Mathieu Beauséjour, Être gouverné

Stéphanie Dauget
Eponyme Galerie, Bordeaux,
du 31 octobre 2013 au 31 janvier 2014
Mathieu Beauséjour, Être gouverné, vue d’exposition, Eponyme Galerie, Bordeaux, 2013.
photo : permission de Eponyme Galerie, Bordeaux

En résidence au Studio du Québec à Londres de juillet à décembre 2013, Mathieu Beauséjour profite de sa venue en Europe pour nous offrir une exposition monographique à la galerie qui le représente à Bordeaux.
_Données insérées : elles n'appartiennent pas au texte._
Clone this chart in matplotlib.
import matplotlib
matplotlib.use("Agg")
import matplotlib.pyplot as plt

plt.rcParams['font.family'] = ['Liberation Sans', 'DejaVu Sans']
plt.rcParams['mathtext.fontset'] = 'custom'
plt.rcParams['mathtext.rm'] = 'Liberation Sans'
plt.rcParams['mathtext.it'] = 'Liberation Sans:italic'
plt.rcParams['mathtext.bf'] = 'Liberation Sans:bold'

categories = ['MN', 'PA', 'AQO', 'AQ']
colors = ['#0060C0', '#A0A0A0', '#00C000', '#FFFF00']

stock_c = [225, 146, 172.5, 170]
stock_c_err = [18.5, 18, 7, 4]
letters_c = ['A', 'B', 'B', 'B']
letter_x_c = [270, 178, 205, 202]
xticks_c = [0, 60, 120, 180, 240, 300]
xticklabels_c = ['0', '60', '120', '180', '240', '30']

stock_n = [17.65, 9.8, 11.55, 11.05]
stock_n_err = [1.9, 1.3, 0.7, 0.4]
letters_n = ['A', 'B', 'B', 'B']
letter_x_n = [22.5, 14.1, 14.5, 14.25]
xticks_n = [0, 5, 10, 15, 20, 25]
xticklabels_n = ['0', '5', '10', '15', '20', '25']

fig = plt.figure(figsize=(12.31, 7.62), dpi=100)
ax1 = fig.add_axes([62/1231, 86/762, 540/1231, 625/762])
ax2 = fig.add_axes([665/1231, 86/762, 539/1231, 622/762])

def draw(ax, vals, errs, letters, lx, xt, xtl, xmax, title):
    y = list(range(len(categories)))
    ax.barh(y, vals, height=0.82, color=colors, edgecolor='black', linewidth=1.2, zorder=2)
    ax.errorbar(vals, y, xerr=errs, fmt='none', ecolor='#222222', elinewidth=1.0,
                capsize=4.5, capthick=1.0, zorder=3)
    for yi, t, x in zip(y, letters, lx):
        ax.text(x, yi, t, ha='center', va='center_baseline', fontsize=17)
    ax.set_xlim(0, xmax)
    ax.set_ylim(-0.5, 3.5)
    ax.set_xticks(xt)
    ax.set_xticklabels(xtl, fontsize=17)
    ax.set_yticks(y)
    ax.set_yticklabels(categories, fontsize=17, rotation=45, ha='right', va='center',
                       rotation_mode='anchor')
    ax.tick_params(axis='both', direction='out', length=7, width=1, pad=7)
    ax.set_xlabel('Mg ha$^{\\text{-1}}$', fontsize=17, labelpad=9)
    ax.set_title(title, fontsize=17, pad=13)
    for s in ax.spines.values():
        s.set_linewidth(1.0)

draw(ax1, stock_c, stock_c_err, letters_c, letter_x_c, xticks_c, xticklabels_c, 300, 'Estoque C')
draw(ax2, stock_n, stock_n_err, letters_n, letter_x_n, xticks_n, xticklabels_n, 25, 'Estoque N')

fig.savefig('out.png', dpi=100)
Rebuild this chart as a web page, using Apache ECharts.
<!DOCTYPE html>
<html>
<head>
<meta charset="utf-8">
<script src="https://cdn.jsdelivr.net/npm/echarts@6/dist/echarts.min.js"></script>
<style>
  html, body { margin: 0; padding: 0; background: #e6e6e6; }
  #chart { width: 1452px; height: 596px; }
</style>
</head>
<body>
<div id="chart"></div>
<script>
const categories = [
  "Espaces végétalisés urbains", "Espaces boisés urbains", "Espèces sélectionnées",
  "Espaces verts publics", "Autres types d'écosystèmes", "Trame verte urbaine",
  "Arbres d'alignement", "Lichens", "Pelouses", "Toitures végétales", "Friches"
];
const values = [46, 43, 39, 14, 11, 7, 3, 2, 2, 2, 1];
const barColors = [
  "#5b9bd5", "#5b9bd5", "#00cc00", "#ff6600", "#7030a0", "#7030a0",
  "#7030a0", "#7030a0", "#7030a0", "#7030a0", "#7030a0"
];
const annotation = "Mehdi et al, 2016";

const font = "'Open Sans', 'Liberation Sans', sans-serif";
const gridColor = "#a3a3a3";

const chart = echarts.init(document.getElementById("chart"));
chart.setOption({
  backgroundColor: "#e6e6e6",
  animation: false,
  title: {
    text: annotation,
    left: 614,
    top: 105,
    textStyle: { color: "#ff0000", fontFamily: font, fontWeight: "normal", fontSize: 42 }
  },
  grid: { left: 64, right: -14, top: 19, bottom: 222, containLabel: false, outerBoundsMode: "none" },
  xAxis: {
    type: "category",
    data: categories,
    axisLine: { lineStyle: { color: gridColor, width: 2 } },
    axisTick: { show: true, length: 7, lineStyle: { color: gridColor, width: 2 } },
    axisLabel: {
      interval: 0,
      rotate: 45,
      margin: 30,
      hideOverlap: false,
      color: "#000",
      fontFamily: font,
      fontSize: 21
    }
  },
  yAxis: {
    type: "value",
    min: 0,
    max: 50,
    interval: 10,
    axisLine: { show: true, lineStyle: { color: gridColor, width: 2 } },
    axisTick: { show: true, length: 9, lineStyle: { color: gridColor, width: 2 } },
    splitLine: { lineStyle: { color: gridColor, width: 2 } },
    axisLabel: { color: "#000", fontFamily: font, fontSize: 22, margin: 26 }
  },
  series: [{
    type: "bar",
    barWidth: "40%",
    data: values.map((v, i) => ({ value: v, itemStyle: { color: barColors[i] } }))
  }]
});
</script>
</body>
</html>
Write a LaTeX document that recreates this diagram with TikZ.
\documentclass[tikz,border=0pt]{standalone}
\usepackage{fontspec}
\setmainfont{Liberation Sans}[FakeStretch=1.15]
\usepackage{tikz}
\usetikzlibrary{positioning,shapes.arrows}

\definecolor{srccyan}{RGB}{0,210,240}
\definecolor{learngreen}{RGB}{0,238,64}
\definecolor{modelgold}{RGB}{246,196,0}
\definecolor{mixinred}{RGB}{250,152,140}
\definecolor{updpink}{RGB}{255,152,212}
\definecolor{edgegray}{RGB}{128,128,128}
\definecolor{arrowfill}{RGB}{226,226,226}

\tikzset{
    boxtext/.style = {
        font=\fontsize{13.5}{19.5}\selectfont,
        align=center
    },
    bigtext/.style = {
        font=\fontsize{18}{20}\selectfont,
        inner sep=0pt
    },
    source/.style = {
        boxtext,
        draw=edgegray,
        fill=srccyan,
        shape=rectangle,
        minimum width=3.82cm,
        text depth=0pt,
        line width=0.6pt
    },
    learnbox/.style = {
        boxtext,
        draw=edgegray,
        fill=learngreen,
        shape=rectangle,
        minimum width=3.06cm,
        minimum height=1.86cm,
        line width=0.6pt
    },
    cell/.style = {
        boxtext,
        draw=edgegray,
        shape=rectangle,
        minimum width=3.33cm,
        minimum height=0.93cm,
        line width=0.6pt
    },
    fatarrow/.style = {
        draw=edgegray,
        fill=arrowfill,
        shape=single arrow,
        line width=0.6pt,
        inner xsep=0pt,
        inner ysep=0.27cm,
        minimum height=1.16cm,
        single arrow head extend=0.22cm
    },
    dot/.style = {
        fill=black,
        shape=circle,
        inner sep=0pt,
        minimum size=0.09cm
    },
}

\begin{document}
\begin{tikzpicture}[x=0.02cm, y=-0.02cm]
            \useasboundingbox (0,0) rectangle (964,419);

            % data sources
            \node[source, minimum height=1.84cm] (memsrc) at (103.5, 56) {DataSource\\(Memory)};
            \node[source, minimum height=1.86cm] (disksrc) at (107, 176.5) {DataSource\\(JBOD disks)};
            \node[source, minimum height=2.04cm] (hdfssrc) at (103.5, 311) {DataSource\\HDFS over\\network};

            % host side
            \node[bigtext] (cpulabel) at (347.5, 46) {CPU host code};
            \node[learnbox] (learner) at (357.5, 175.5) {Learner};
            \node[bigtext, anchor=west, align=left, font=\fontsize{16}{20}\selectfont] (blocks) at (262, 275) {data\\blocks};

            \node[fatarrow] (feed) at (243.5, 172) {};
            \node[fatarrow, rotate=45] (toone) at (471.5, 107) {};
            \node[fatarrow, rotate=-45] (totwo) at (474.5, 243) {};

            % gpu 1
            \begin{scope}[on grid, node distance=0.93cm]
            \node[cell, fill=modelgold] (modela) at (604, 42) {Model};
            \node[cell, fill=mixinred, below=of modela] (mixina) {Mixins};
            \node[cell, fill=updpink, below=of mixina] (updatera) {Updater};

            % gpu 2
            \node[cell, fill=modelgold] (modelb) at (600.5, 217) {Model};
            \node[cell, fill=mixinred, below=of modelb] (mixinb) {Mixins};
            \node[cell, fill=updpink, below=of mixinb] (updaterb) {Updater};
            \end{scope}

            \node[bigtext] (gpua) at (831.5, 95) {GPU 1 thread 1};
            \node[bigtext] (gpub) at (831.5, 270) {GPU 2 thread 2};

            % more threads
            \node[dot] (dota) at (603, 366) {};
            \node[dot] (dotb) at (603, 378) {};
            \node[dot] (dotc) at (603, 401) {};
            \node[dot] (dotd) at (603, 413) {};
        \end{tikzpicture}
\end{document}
Être gouverné s’inscrit dans un projet qui anime l’artiste depuis plusieurs années déjà, élaboré à partir d’une sémiologie tant mythologique que contemporaine du soleil : « Le soleil allait devenir l’archétype d’un vide qui engouffre, qui se consume tout en étant resplendissant. L’image du soleil est symboliquement somptueuse, inépuisable et effrayante. » (Mathieu Beauséjour, Le soleil mon œil, 2013)

Aux prises avec une fascination fertile pour l’imminence du pire, Beauséjour exécute ici sa nouvelle révolution : celle qui consiste à tourner autour d’une figure allégorique si puissante qu’elle peut contenir tout l’or du monde et son chaos le plus total. L’artiste s’investit d’un protocole gestuel entièrement tourné vers l’économie de moyens, une sorte d’épreuve occupationnelle riche de son caractère absurde et du vide temporel qu’elle génère. Ce processus de travail produit une usure singulièrement créative pour son auteur qui s’inspire des emblèmes héraldiques et des guillochis de billets de banque pour mener une étude autour de la ligne noire et de sa patiente répétition. À l’instar des motifs hachurés dans les gravures anciennes, Beauséjour instaure un code de traduction de la couleur par le dessin noir. Ce système d’enchevêtrement des lignes met en jeu à la fois une recherche sur les effets d’optique et une représentation sophistiquée des symboles de pouvoir et d’argent.

Lors de l’exposition, l’environnement blanc, vide et lumineux de la galerie est mis en perspective par les éléments soigneusement choisis d’une trame narrative en suspens. L’étincelle d’un gong d’or qui retentit (To be governed, 2012), la béance obscure du vinyle gravé qui tourne en silence (Icarus, 2010), la série infinie de lignes noires qui convergent toutes vers un néant irradiant (Acéphale, 2011, Order vs Chaos, Power balance II, Influence et Collusion, 2013), le métissage des médiums et des codes dans les œuvres de Beauséjour, autant que leur circonvolution autour du même astre catalyseur de toutes les peurs et convoitises, prédisent pour notre civilisation contemporaine un destin assimilable à la tragédie icarienne. Dans sa quête avide de puissance, l’empire capitaliste qui régit notre monde rencontrera le mythe, se brûlant les ailes au soleil de ses ambitions démesurées. La lumière confrontée à son versant le plus sombre, la précision de l’œil associée à l’extrême lucidité d’un regard, et le rythme obsédant des rayons noirs en flottaison dans l’espace incarnent sans équivoque l’éblouissante culminance qui précède la chute.